Banks’ Q1 results seen steady; commentary on NIMs, deposit growth eyed

Anshika Kayastha Updated - July 10, 2023 at 08:56 PM.
Analysts peg credit growth for banks at 15-16.5 per cent y-o-y for the first quarter and net interest income growth at 20-28 per cent.

The financial performance of banks is expected to remain steady in Q1 FY24 led by strong loan growth trends, stable credit costs and asset quality, which are seen supporting profitability.

However, concerns regarding banks’ ballooning unsecured retail loans portfolio remain, with the market looking towards management guidance on future NIM (net interest margin) trajectory and low-cost deposit growth.

“Apart from the frontline banks, even the mid-tier and smaller banks continue to show healthy credit growth numbers. Underwriting appetite has significantly improved in the microfinance segment as borrower incomes have recovered to a large extent,” Kotak Institutional Equities said in a note.

NIMs decline

Analysts peg credit growth for banks at 15-16.5 per cent y-o-y for the first quarter and NII (net interest income) growth at 20-28 per cent. NIMs are 10-20 bps lower sequentially, but higher by 20-60 bps on year.

Net profit for banks is seen rising 54-60 per cent y-o-y led by around 35 per cent increase in operating profit. PSU banks are seen leading with 96-116 per cent PAT growth and private banks at 32-45 per cent.

While NIMs are expected to decline marginally for most banks due to the rise in cost of funds, some large private banks are likely to report stable NIMs given that the deposit repricing has been lower than anticipated.

Customer’s choices

ICICI Bank, Kotak Mahindra Bank and IndusInd Bank are the preferred banks, with Axis Bank expected to return to profitability following last quarter’s loss due to the Citi acquisition.
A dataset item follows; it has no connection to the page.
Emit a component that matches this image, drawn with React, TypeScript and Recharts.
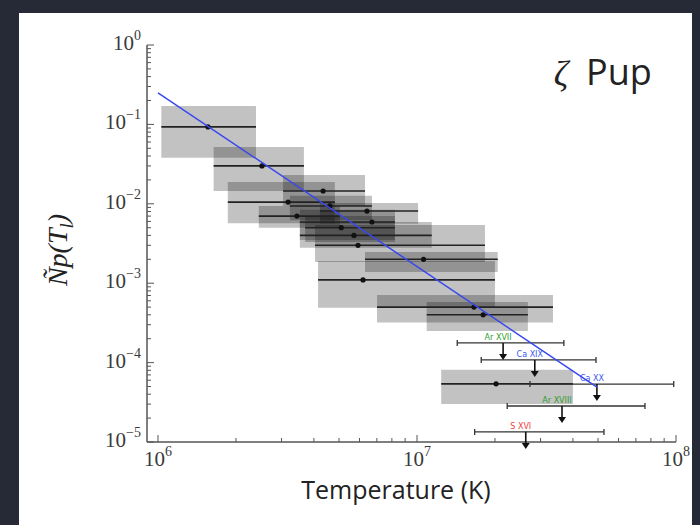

HDFC Bank is seen slowing down on growth due to elevated opex ahead of the merger with parent HDFC. Federal Bank, RBL Bank and Karur Vysya Bank are the top picks among mid-sized banks.

Asset quality is seen sanguine even as discussions around the rising share of banks’ lending to the high yielding but riskier unsecured retail segment gain pace.

In addition, recoveries and upgradations are expected to continue surpassing slippages whereas some PSU banks may report higher provisions to boost their coverage ratios, analysts said, pegging gross NPA ratios at 21 bps lower on quarter. They added that banks’ commentary on the impact of the recent unseasonal rains on the quality of agri loans/KCC will be also eyed.

On the other hand, deposit growth continues to lag credit growth for most banks across the board, leading to lenders using their balance sheet liquidity, corporate deposits, or short-term market borrowings to fund lending.

“Deposit growth has improved to 12 per cent YoY and 3.4 per cent QoQ, partly aided by RBI’s mini DeMon of ₹2,000 notes. However, CASA ratio should trend down due to cannibalisation towards high-rate term deposits,” Emkay Global Financial said.